Exercise goal => Locate the lines of the listing below that hold "this", then copy each of them.

Dataset records =>
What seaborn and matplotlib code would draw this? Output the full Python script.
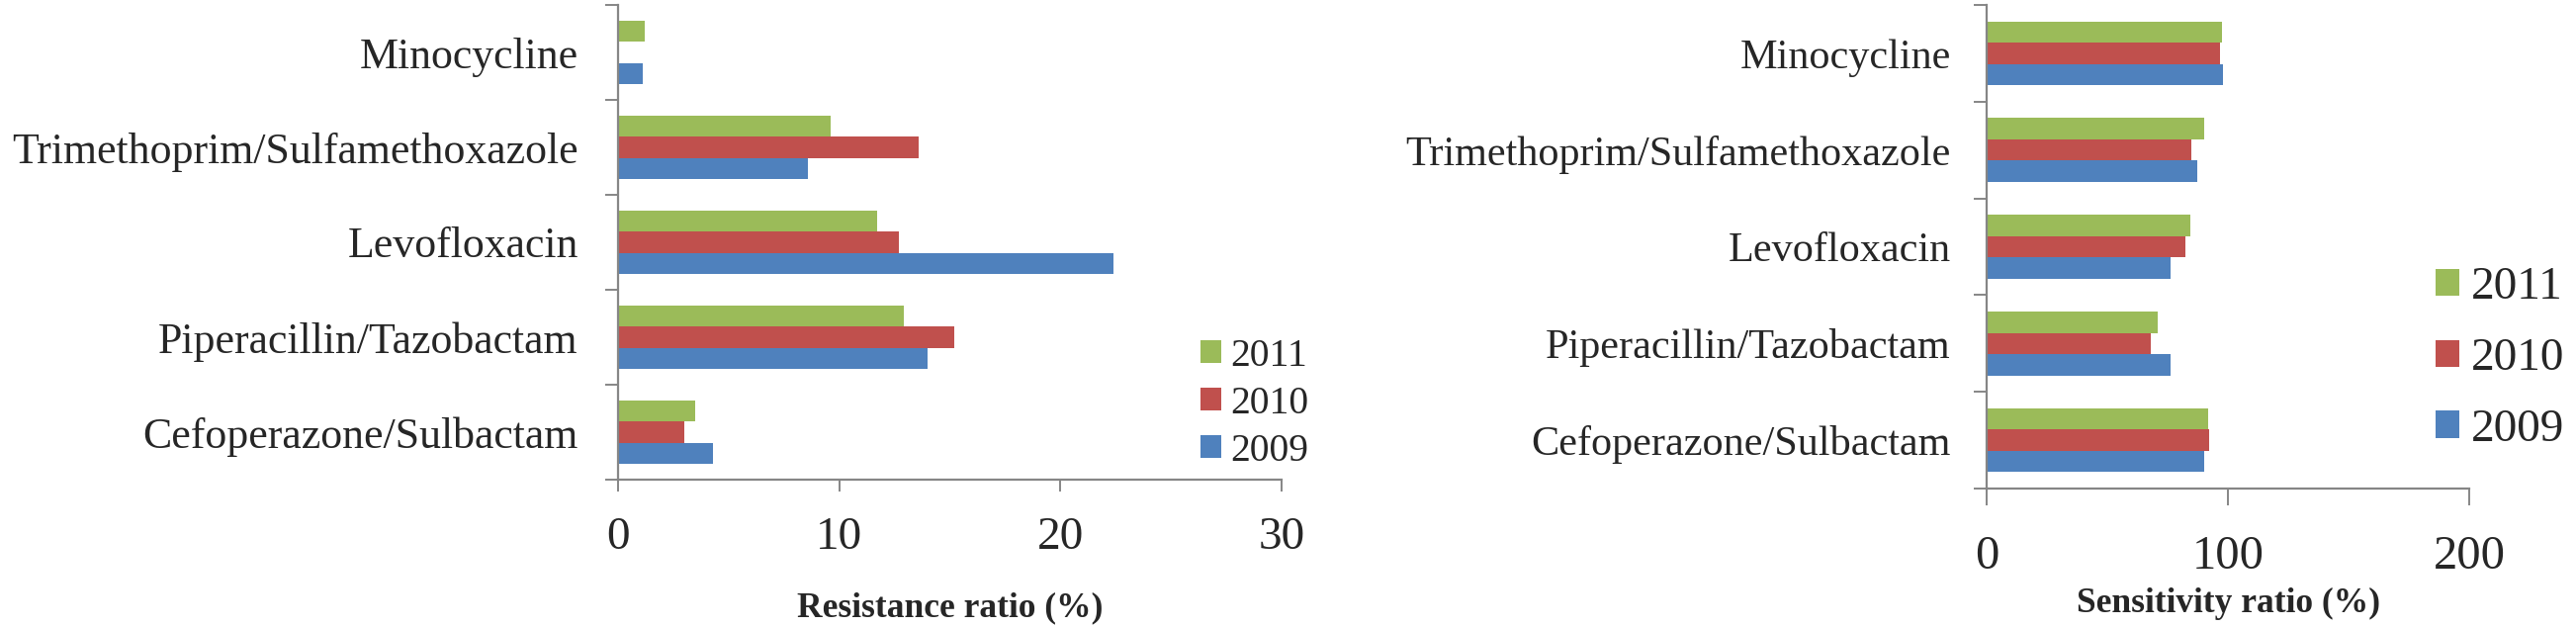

--

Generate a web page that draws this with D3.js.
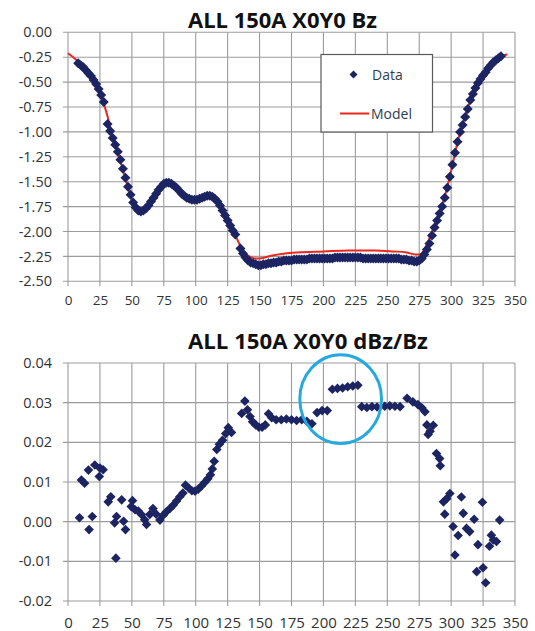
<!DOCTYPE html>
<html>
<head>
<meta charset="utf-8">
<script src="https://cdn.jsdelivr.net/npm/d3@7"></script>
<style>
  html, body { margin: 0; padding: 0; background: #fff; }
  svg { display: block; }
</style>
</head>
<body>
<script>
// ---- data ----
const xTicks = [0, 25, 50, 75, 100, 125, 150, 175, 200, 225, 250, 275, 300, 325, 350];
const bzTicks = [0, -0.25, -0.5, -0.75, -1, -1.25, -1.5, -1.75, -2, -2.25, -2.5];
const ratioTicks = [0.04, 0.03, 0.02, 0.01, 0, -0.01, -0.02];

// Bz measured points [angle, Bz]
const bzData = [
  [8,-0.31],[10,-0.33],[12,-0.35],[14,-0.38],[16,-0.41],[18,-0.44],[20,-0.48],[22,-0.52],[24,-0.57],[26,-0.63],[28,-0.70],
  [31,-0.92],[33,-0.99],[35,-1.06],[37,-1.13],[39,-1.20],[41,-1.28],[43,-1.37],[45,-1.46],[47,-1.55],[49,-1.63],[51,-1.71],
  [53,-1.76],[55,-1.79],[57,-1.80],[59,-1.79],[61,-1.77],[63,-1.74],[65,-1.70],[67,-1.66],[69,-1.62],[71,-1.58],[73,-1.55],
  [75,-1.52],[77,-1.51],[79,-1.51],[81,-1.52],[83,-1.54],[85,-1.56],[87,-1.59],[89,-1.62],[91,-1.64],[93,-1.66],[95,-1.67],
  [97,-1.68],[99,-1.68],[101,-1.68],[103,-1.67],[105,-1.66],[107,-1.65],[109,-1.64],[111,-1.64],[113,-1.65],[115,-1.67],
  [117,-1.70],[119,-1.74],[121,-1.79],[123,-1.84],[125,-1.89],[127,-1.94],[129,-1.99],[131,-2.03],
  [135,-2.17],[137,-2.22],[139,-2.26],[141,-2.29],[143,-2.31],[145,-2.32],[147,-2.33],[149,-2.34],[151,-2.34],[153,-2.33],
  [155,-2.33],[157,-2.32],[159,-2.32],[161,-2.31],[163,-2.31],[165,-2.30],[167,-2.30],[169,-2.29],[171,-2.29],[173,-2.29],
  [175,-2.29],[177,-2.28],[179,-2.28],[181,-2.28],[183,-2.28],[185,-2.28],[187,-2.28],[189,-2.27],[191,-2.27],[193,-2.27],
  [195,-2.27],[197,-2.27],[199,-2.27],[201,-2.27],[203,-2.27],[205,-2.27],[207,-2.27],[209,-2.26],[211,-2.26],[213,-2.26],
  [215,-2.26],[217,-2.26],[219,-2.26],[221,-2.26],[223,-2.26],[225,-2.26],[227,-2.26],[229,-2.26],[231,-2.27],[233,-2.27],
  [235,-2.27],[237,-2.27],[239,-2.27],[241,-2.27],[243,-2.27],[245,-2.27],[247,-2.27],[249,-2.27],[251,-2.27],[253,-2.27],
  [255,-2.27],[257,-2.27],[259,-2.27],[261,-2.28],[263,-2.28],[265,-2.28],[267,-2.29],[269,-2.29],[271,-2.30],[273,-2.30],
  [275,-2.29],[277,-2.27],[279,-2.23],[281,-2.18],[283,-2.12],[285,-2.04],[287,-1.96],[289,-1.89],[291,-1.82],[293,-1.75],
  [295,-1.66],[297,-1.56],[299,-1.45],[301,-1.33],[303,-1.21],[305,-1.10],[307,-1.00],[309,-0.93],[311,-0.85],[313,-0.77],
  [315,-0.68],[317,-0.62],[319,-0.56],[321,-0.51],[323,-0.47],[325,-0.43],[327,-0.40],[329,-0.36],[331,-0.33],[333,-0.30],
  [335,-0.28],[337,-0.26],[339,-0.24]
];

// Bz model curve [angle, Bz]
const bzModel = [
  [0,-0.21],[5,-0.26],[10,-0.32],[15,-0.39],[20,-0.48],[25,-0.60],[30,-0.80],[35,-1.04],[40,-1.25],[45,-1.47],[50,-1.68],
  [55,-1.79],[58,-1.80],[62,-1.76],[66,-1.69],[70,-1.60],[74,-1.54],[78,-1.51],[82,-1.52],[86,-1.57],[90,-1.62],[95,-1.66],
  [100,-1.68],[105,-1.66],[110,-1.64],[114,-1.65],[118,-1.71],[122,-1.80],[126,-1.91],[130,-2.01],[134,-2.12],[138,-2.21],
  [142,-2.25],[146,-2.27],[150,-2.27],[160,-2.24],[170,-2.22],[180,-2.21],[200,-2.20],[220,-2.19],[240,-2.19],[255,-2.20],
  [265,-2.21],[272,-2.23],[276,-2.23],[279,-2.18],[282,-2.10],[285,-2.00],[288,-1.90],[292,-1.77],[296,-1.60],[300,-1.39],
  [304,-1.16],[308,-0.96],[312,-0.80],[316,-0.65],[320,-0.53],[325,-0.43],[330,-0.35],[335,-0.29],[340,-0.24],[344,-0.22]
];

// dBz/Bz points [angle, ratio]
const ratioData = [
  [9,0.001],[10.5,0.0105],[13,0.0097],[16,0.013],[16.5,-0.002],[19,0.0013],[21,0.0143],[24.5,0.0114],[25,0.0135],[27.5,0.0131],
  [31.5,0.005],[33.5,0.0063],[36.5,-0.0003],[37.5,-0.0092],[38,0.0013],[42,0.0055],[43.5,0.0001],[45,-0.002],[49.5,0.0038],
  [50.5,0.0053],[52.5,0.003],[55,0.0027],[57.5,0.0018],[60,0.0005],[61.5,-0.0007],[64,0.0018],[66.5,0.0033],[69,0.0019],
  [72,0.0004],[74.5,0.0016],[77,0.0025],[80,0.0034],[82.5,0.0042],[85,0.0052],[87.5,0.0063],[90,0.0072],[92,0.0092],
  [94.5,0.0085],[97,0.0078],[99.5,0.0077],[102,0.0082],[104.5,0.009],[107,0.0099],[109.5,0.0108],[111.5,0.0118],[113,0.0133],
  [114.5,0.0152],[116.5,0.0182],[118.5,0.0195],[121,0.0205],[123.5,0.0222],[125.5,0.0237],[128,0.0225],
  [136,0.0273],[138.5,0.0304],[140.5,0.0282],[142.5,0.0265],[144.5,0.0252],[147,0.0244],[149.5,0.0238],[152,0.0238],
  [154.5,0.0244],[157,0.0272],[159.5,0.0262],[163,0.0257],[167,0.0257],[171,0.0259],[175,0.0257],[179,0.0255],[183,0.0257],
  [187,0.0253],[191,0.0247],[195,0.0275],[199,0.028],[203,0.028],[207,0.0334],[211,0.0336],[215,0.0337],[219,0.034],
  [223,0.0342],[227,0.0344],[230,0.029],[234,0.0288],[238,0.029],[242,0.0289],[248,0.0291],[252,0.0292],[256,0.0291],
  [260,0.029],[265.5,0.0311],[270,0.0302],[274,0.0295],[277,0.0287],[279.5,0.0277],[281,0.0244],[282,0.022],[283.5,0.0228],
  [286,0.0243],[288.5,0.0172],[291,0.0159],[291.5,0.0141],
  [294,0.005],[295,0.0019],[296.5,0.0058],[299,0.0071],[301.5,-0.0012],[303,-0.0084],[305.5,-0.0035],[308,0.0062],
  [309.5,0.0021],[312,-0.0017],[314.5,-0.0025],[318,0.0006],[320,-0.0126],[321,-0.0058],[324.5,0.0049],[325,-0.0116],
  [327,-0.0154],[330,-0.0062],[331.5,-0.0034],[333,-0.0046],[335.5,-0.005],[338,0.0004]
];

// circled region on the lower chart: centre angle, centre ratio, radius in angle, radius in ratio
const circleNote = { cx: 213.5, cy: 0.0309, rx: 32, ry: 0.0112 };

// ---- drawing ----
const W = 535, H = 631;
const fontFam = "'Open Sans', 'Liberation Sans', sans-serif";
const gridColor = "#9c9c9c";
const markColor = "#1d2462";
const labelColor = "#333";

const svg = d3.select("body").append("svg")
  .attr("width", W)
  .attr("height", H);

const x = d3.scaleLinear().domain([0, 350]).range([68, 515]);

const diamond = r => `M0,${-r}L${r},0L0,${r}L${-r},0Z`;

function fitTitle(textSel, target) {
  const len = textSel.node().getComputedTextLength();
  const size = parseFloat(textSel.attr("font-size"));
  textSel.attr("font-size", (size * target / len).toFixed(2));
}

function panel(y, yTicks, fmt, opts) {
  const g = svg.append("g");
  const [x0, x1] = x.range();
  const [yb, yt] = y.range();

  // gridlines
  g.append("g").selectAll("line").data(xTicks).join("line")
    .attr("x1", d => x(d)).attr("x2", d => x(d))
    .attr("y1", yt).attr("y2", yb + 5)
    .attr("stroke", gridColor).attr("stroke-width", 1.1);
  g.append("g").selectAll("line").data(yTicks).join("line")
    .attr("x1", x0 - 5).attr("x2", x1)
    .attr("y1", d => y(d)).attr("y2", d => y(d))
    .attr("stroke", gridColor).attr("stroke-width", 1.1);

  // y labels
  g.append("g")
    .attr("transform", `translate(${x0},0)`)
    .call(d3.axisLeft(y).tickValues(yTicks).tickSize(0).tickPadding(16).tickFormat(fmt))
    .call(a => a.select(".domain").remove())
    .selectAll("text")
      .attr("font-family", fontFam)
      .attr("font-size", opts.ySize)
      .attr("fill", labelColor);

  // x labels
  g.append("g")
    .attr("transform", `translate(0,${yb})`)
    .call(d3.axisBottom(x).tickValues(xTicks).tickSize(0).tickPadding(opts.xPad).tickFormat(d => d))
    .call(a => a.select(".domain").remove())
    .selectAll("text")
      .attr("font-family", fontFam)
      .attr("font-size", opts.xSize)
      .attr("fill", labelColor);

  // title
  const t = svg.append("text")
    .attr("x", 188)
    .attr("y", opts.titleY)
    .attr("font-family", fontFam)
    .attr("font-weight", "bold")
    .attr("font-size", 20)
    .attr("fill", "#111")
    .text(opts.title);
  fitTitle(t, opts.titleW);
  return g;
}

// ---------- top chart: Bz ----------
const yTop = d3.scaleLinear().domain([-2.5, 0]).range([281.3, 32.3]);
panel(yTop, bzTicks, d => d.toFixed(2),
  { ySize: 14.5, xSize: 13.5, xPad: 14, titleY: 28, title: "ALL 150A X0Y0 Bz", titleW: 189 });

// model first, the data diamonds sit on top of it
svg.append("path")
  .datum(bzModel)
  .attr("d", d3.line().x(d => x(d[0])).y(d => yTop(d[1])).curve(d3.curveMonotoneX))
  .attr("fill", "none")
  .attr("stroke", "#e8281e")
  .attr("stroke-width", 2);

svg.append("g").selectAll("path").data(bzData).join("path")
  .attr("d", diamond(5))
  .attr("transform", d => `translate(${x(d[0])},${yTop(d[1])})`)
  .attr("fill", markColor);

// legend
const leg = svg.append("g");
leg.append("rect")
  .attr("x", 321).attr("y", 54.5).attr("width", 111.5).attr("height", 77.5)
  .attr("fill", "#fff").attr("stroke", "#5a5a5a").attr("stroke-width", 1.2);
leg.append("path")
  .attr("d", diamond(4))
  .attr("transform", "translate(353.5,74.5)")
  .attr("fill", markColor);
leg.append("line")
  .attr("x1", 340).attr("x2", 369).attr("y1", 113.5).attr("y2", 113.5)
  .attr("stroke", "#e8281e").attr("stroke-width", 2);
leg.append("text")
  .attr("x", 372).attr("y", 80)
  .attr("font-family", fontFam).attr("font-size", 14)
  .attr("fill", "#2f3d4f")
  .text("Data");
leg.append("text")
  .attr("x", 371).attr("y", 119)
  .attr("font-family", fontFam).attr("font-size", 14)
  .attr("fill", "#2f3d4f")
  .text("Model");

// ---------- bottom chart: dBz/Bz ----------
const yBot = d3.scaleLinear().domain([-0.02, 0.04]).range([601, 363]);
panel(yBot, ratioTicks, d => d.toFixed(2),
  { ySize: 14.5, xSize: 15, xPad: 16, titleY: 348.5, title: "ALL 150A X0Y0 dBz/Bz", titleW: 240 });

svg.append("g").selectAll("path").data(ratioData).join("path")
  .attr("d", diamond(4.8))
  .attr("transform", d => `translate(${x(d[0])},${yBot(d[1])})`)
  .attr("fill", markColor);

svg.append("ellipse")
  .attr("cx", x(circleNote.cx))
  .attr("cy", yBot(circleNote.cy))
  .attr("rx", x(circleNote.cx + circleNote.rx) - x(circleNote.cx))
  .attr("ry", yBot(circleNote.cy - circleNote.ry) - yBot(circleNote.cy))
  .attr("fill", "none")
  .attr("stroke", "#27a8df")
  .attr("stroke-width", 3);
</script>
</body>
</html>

Solved problem =>
What seaborn and matplotlib code would draw this? Output the full Python script.
Generate a web page that draws this with D3.js.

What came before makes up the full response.